You're right, but I think that "noblest" had to be intented as instruments that usually contribute to a classy atmosphere if I can put it this way. Or at least, that's why I mentioned the cello and the harp (and not let's say, the kazoo or the tuba)


----------



## Judas Priest Fan (Apr 27, 2018)

I´d go with the violin and the cello.


----------



## Rogerx (Apr 27, 2018)

Santa Monica Symphony Orchestra TRIANGLE EDITION
Spare a minute for this guy .


----------



## Guest (Jul 13, 2019)

norman bates said:


> You're right, but I think that "noblest" had to be intented as instruments that usually contribute to a classy atmosphere if I can put it this way. Or at least, that's why I mentioned the cello and the harp (and not let's say, the kazoo or the tuba)


Would it not depend on the nature of the work in question?

For a piano concerto, things wouldn't sound all that classy without a piano, whereas if a cello or harp section was missing in the same work things perhaps might not sound quite so disastrous.

Even in a more general orchestral work, I think that the situation would depend on the work in question.

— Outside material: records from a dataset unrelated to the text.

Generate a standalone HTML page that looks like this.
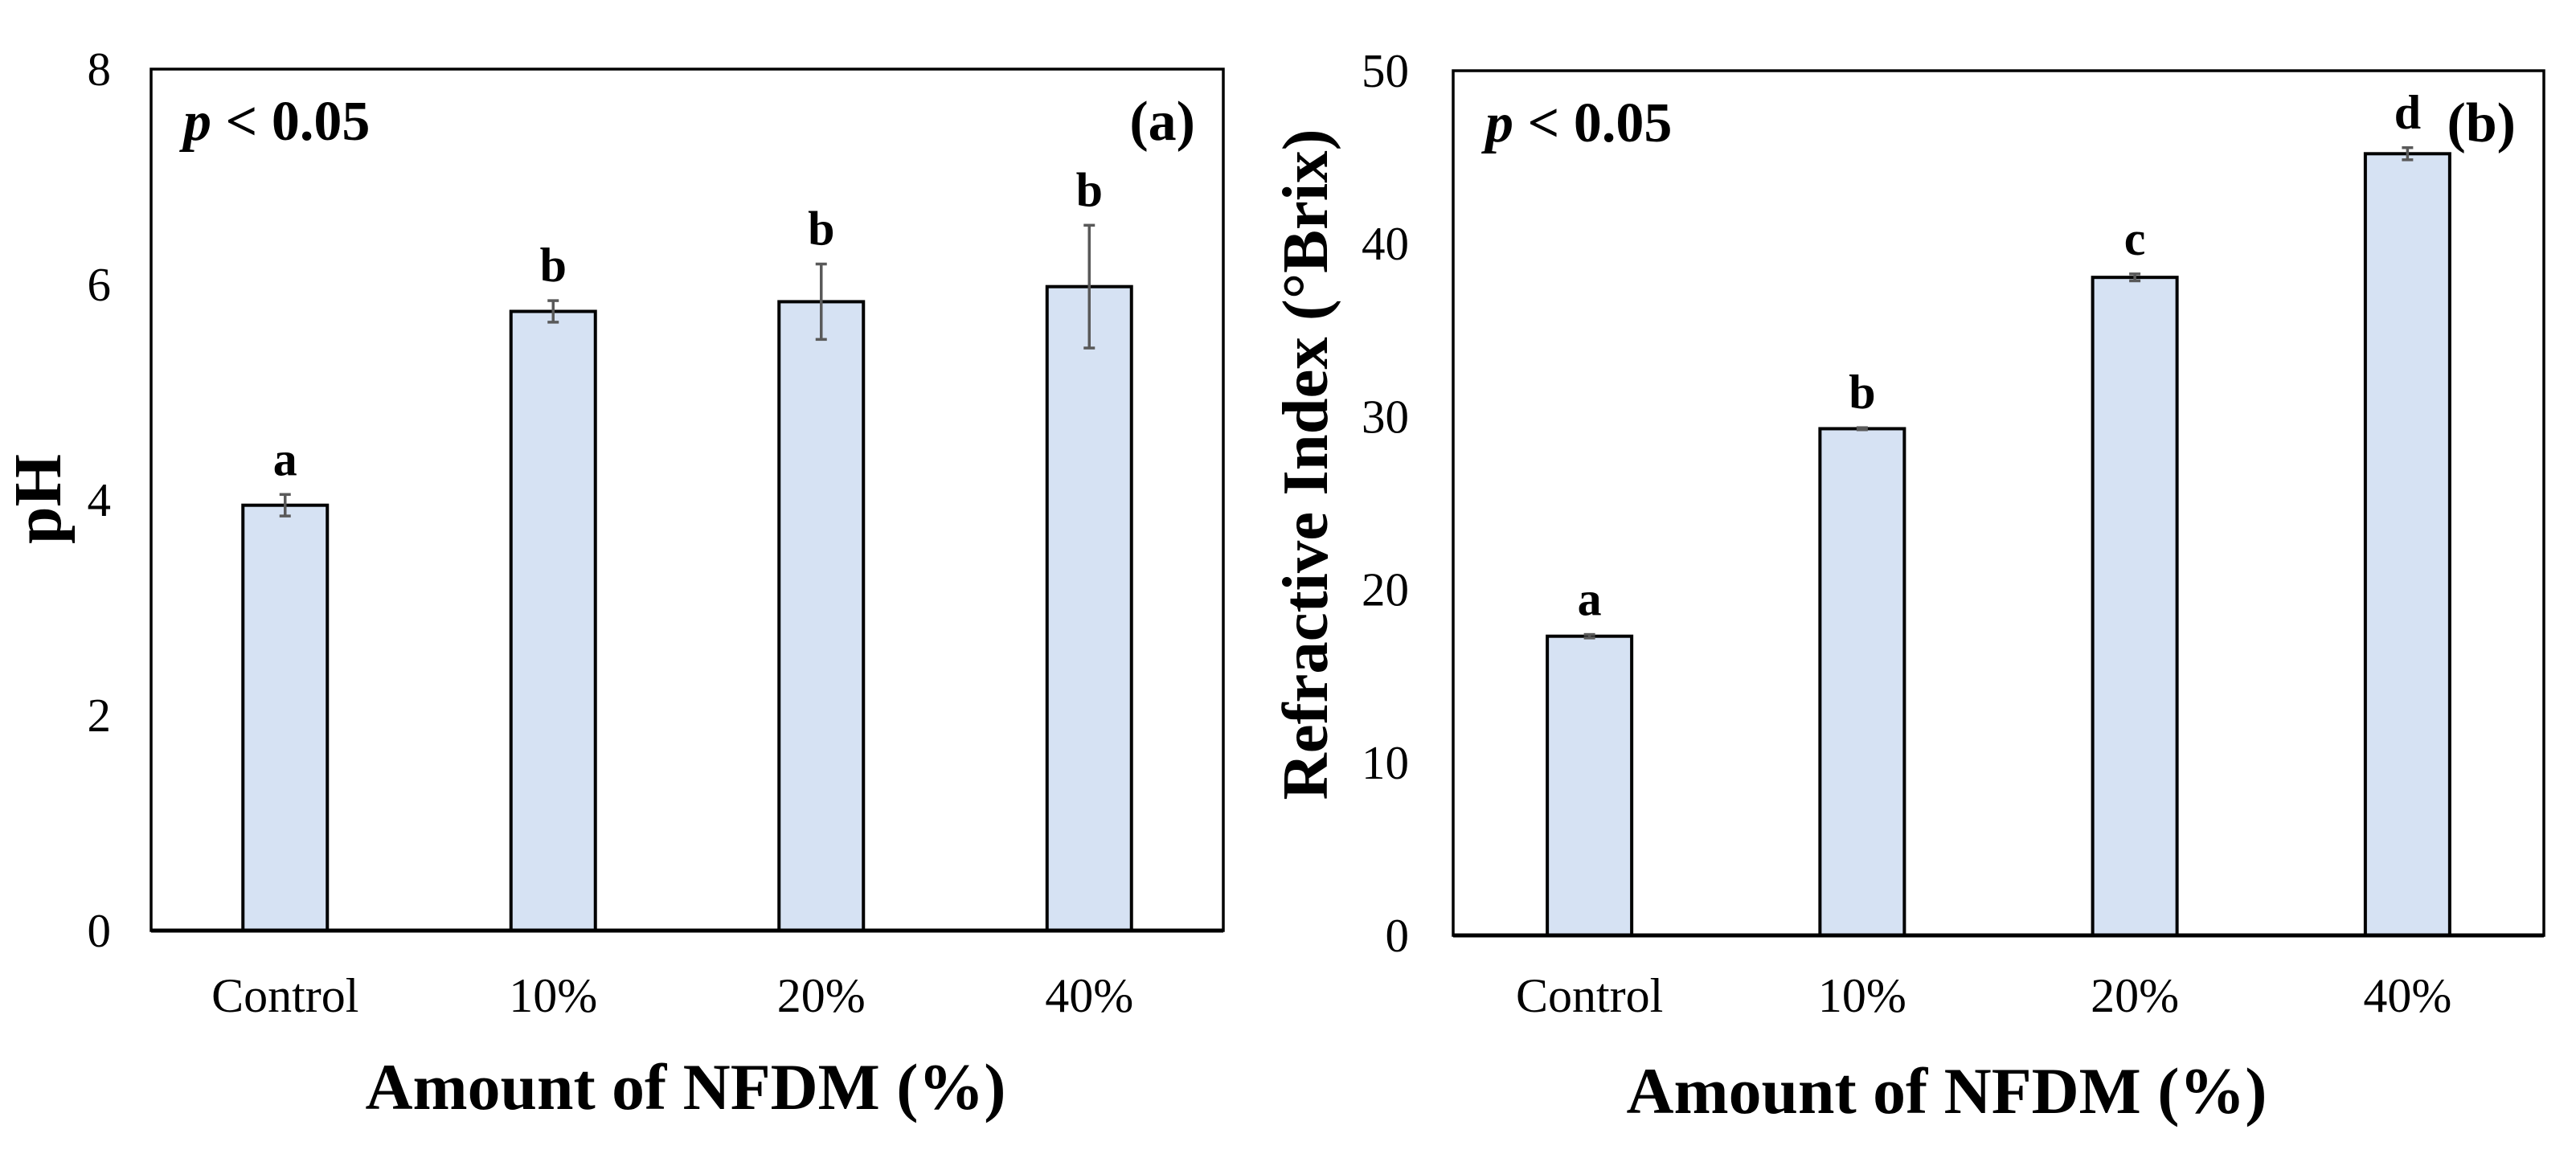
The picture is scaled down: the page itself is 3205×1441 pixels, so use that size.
<!DOCTYPE html>
<html><head><meta charset="utf-8"><style>
html,body{margin:0;padding:0;background:#fff;}
svg{display:block;}
text{font-family:"Liberation Serif",serif;fill:#000;}
</style></head><body>
<svg id="fig" width="3205" height="1441" viewBox="0 0 3205 1441" xmlns="http://www.w3.org/2000/svg">
<rect x="0" y="0" width="3205" height="1441" fill="#fff"/>
<g id="chartA"></g>
<g id="chartB"></g>
</svg>
<script>
const categories = ["Control", "10%", "20%", "40%"];
const phValues = [3.95, 5.75, 5.84, 5.98];
const phErrors = [0.1, 0.1, 0.35, 0.57];
const phLetters = ["a", "b", "b", "b"];
const phTicks = [0, 2, 4, 6, 8];
const brixValues = [17.3, 29.3, 38.05, 45.2];
const brixErrors = [0.1, 0.06, 0.2, 0.35];
const brixLetters = ["a", "b", "c", "d"];
const brixTicks = [0, 10, 20, 30, 40, 50];

const NS = "http://www.w3.org/2000/svg";
function mk(tag, attrs, parent) {
  const e = document.createElementNS(NS, tag);
  for (const k in attrs) e.setAttribute(k, attrs[k]);
  parent.appendChild(e);
  return e;
}

function drawChart(g, cfg) {
  const {L, R, T, B, yMax, values, errors, letters, ticks, panel, yTitle, yTitleX, yTitleY, yTitleLen, yTitleSize, xTitleX, xTitleY, tickRight} = cfg;
  const yScale = v => B - (v / yMax) * (B - T);
  const band = (R - L) / categories.length;
  const xCenter = i => L + band * (i + 0.5);
  const bw = 105;

  categories.forEach((c, i) => {
    const v = values[i];
    const bar = mk("rect", {x: xCenter(i) - bw / 2, y: yScale(v), width: bw, height: B - yScale(v), fill: "#d6e2f3", stroke: "#000", "stroke-width": 4}, g);
    
    
    const top = yScale(v + errors[i]), bot = yScale(v - errors[i]);
    const eg = mk("g", {stroke: "#595959", "stroke-width": 3.5}, g);
    
    
    mk("line", {x1: xCenter(i), x2: xCenter(i), y1: top, y2: bot}, eg);
    mk("line", {x1: xCenter(i) - 7, x2: xCenter(i) + 7, y1: top, y2: top}, eg);
    mk("line", {x1: xCenter(i) - 7, x2: xCenter(i) + 7, y1: bot, y2: bot}, eg);
    const lt = mk("text", {x: xCenter(i), y: top - 24, "text-anchor": "middle", "font-size": 60, "font-weight": "bold"}, g);
    lt.textContent = letters[i];
    
    
    const xl = mk("text", {x: xCenter(i), y: 1259, "text-anchor": "middle", "font-size": 60}, g);
    xl.textContent = c;
    
    
  });

  ticks.forEach(t => {
    const tl = mk("text", {x: tickRight, y: yScale(t) + 20, "text-anchor": "end", "font-size": 59}, g);
    tl.textContent = String(t);
    
    
  });

  const frame = mk("rect", {x: L, y: T, width: R - L, height: B - T, fill: "none", stroke: "#000", "stroke-width": 3.5}, g);
  
  
  const ax = mk("line", {x1: L, x2: R, y1: B, y2: B, stroke: "#000", "stroke-width": 5}, g);
  
  

  const pt = mk("text", {x: L + 40, y: T + 88, "font-size": 70, "font-weight": "bold"}, g);
  pt.innerHTML = '<tspan font-style="italic">p</tspan> &lt; 0.05';
  
  
  const pl = mk("text", {x: R - 35, y: T + 88, "text-anchor": "end", "font-size": 70, "font-weight": "bold"}, g);
  pl.textContent = "(" + panel + ")";
  
  

  const xt = mk("text", {x: xTitleX, y: xTitleY, "text-anchor": "middle", "font-size": 82, "font-weight": "bold", textLength: 797, lengthAdjust: "spacingAndGlyphs"}, g);
  xt.textContent = "Amount of NFDM (%)";
  
  
  const yAttrs = {x: 0, y: 0, "text-anchor": "middle", "font-size": yTitleSize, "font-weight": "bold", transform: "translate(" + yTitleX + "," + yTitleY + ") rotate(-90)"};
  if (yTitleLen) { yAttrs.textLength = yTitleLen; yAttrs.lengthAdjust = "spacingAndGlyphs"; }
  const yt = mk("text", yAttrs, g);
  yt.textContent = yTitle;
  
  
}

drawChart(document.getElementById("chartA"), {L: 188, R: 1522, T: 86, B: 1158, yMax: 8, values: phValues, errors: phErrors, letters: phLetters, ticks: phTicks, panel: "a", yTitle: "pH", yTitleX: 75, yTitleY: 621, yTitleLen: 0, yTitleSize: 84, xTitleX: 853, xTitleY: 1380, tickRight: 138});
drawChart(document.getElementById("chartB"), {L: 1808, R: 3165, T: 88, B: 1164, yMax: 50, values: brixValues, errors: brixErrors, letters: brixLetters, ticks: brixTicks, panel: "b", yTitle: "Refractive Index (°Brix)", yTitleX: 1651, yTitleY: 578, yTitleLen: 835, yTitleSize: 80, xTitleX: 2422, xTitleY: 1385, tickRight: 1753});
</script>
</body></html>
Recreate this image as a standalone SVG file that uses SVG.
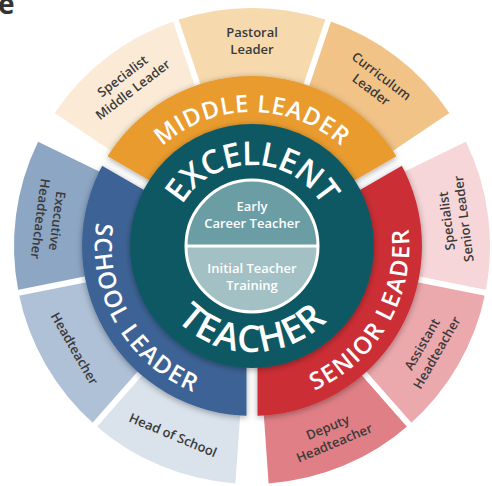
<svg xmlns="http://www.w3.org/2000/svg" width="492" height="486" viewBox="0 0 492 486">
<defs>
<style>
.lbl{font-family:"Open Sans","Noto Sans",sans-serif;font-size:13px;font-weight:600;fill:#3a3a3a;text-anchor:middle}
.ring{font-family:"Open Sans","Noto Sans",sans-serif;font-weight:600;fill:#fff;text-anchor:middle}
.core{font-family:"Open Sans","Noto Sans",sans-serif;font-size:13px;font-weight:600;fill:#fff;text-anchor:middle}
.gap{stroke:#fff;stroke-width:6;fill:none}
</style>
<filter id="sh" x="-20%" y="-20%" width="140%" height="140%">
<feDropShadow dx="0" dy="1.5" stdDeviation="3" flood-color="#000" flood-opacity="0.35"/>
</filter>
<mask id="mgap" maskUnits="userSpaceOnUse" x="0" y="0" width="492" height="486">
<rect width="492" height="486" fill="#fff"/>
<path d="M252,246 L91.79,153.5 M252,246 L412.21,153.5 M252,246 L252,431" stroke="#000" stroke-width="11"/>
</mask>
<path id="pEx" d="M171,246 A81,81 0 0 1 333,246"/>
<path id="pTe" d="M146,246 A106,106 0 0 0 358,246"/>
<path id="pMi" d="M118,246 A134,134 0 0 1 386,246"/>
<path id="pSe" d="M173,382.83 A158,158 0 0 0 331,109.17"/>
<path id="pSc" d="M173,109.17 A158,158 0 0 0 331,382.83"/>
</defs>
<rect width="492" height="486" fill="#fff"/>
<text x="-2" y="14" font-family="Open Sans, sans-serif" font-size="28" font-weight="700" fill="#333">e</text>

<g id="outer-ring">
<g id="specialist-middle-leader">
<path d="M54.70,112.91 A238,238 0 0 1 175.82,20.52 L203.98,103.89 A150,150 0 0 0 127.65,162.12 Z" fill="#FBEBD6"/>
<g transform="translate(127.77,82.92) rotate(-37.33)"><text class="lbl" y="-4">Specialist</text><text class="lbl" y="13">Middle Leader</text></g>
</g>
<g id="pastoral-leader">
<path d="M175.82,20.52 A238,238 0 0 1 328.18,20.52 L300.02,103.89 A150,150 0 0 0 203.98,103.89 Z" fill="#F7D9AE"/>
<g transform="translate(252,41)"><text class="lbl" y="-4">Pastoral</text><text class="lbl" y="13">Leader</text></g>
</g>
<g id="curriculum-leader">
<path d="M328.18,20.52 A238,238 0 0 1 449.30,112.91 L376.35,162.12 A150,150 0 0 0 300.02,103.89 Z" fill="#F2C387"/>
<g transform="translate(376.23,82.92) rotate(37.33)"><text class="lbl" y="-4">Curriculum</text><text class="lbl" y="13">Leader</text></g>
</g>
<g id="specialist-senior-leader">
<path d="M465.91,141.66 A238,238 0 0 1 485.36,292.77 L399.08,275.48 A150,150 0 0 0 386.82,180.24 Z" fill="#F6D6D8"/>
<g transform="translate(455.32,219.84) rotate(-97.33)"><text class="lbl" y="-4">Specialist</text><text class="lbl" y="13">Senior Leader</text></g>
</g>
<g id="assistant-headteacher">
<path d="M485.36,292.77 A238,238 0 0 1 409.18,424.71 L351.06,358.64 A150,150 0 0 0 399.08,275.48 Z" fill="#EBA9AD"/>
<g transform="translate(429.54,348.5) rotate(-60)"><text class="lbl" y="-4">Assistant</text><text class="lbl" y="13">Headteacher</text></g>
</g>
<g id="deputy-headteacher">
<path d="M409.18,424.71 A238,238 0 0 1 268.61,483.43 L262.47,395.64 A150,150 0 0 0 351.06,358.64 Z" fill="#E07F86"/>
<g transform="translate(331.01,435.17) rotate(-22.67)"><text class="lbl" y="-4">Deputy</text><text class="lbl" y="13">Headteacher</text></g>
</g>
<g id="head-of-school">
<path d="M235.39,483.43 A238,238 0 0 1 94.82,424.71 L152.94,358.64 A150,150 0 0 0 241.53,395.64 Z" fill="#DAE2EC"/>
<g transform="translate(172.99,435.17) rotate(22.67)"><text class="lbl" y="4.5">Head of School</text></g>
</g>
<g id="headteacher">
<path d="M94.82,424.71 A238,238 0 0 1 18.64,292.77 L104.92,275.48 A150,150 0 0 0 152.94,358.64 Z" fill="#AFC1D7"/>
<g transform="translate(74.46,348.5) rotate(60)"><text class="lbl" y="4.5">Headteacher</text></g>
</g>
<g id="executive-headteacher">
<path d="M18.64,292.77 A238,238 0 0 1 38.09,141.66 L117.18,180.24 A150,150 0 0 0 104.92,275.48 Z" fill="#8CA6C4"/>
<g transform="translate(48.68,219.84) rotate(97.33)"><text class="lbl" y="-4">Executive</text><text class="lbl" y="13">Headteacher</text></g>
</g>
<path class="gap" d="M203.98,103.89 L173.58,13.89 M300.02,103.89 L330.42,13.89 M399.08,275.48 L492.22,294.14 M351.06,358.64 L413.80,429.97 M152.94,358.64 L90.20,429.97 M104.92,275.48 L11.78,294.14"/>
</g>

<g id="middle-ring" filter="url(#sh)">
<g mask="url(#mgap)">
<path id="middle-leader" d="M104.78,161 A170,170 0 0 1 399.22,161 L351.59,188.5 A115,115 0 0 0 152.41,188.5 Z" fill="#E99B2E"/>
<path id="senior-leader" d="M399.22,161 A170,170 0 0 1 252,416 L252,361 A115,115 0 0 0 351.59,188.5 Z" fill="#CC2D36"/>
<path id="school-leader" d="M252,416 A170,170 0 0 1 104.78,161 L152.41,188.5 A115,115 0 0 0 252,361 Z" fill="#3C6496"/>
</g>
</g>
<g id="middle-ring-labels">
<text class="ring" font-size="24" letter-spacing="0.8"><textPath href="#pMi" startOffset="50%">MIDDLE LEADER</textPath></text>
<text class="ring" font-size="24" letter-spacing="1.5"><textPath href="#pSe" startOffset="50%">SENIOR LEADER</textPath></text>
<text class="ring" font-size="24" letter-spacing="1.5"><textPath href="#pSc" startOffset="50%">SCHOOL LEADER</textPath></text>
</g>

<g id="excellent-teacher">
<circle cx="252" cy="246" r="122" fill="#0C5964" filter="url(#sh)"/>
<text class="ring" font-size="33" letter-spacing="-1"><textPath href="#pEx" startOffset="50%">EXCELLENT</textPath></text>
<text class="ring" font-size="37" letter-spacing="1"><textPath href="#pTe" startOffset="50%">TEACHER</textPath></text>
</g>

<g id="core">
<g id="early-career-teacher">
<path d="M186,246 A66,66 0 0 1 318,246 Z" fill="#6B9DA5"/>
<text class="core" x="252" y="211">Early</text>
<text class="core" x="252" y="228">Career Teacher</text>
</g>
<g id="initial-teacher-training">
<path d="M186,246 A66,66 0 0 0 318,246 Z" fill="#A3C1C5"/>
<text class="core" x="252" y="273">Initial Teacher</text>
<text class="core" x="252" y="290">Training</text>
</g>
<circle cx="252" cy="246" r="66" fill="none" stroke="#fff" stroke-width="3"/>
<line x1="186" y1="246" x2="318" y2="246" stroke="#fff" stroke-width="3"/>
</g>
</svg>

For example, take out the horn introduction and oboes in Schubert's Symphony No 9, and things would sound rather odd. In Sibelius Symphony No 7, take out the trombone and it would virtually ruin it.

In fact, take out anything - strings, brass, wind, percussion - in any orchestral work and it could potentially change its character quite fundamentally. I therefore still believe that it's a meaningless question, with no satisfactory answer that applies across the board.


----------



## Zhdanov (Feb 16, 2016)

KenOC said:


> Which is the noblest instrument?


like above said, the horn, of course.


----------



## Zhdanov (Feb 16, 2016)

apricissimus said:


> I want to know what the most sinister and dastardly instrument is.


along with the bassoon must be the xylophone and like instruments that bear connotation of human bones.


----------



## millionrainbows (Jun 23, 2012)

KenOC said:


> The answer, it seems to me, is the cello. The cello speaks with moderation but implicit force, is always thoughtful and considered in what it says, has a mellifluous but clear tone, and is welcome anywhere, in almost any company.
> 
> Or perhaps those qualities are especially appealing right now, given the political leadership in my country…


Yes, and the cello makes an excellent raft for making's one's way across rivers to other borders, to a new life, tax-free, with opportunities for education and free medical care. Later, the wood can be used as firewood for cooking, or building lean-to housing in unzoned areas.


----------



## millionrainbows (Jun 23, 2012)

The "noblest" instrument is of course the horn, used in fanfares for Royal ceremonies and State leaders.


----------



## Pat Fairlea (Dec 9, 2015)

regenmusic said:


> I would have liked this post except you put in that line about the bagpipes..


Sorry. I hadn't realised that even mentioning b**pipes would cause such offence!


----------



## Rubens (Nov 5, 2017)

The harpsichord


----------



## SONNET CLV (May 31, 2014)

My earlier post aside, the most noblest of instruments remains, of course, the human voice. But you all know that, right? And when it is part of the symphony orchestra, it achieves its apex of nobleness:

Just a few examples -- there are far too many to cite:


----------



## mbhaub (Dec 2, 2016)

Yes. Like this voice:


----------



## SONNET CLV (May 31, 2014)

mbhaub said:


> Yes. Like this voice:


Hey all! I just ordered a new record. Guess what it is!


----------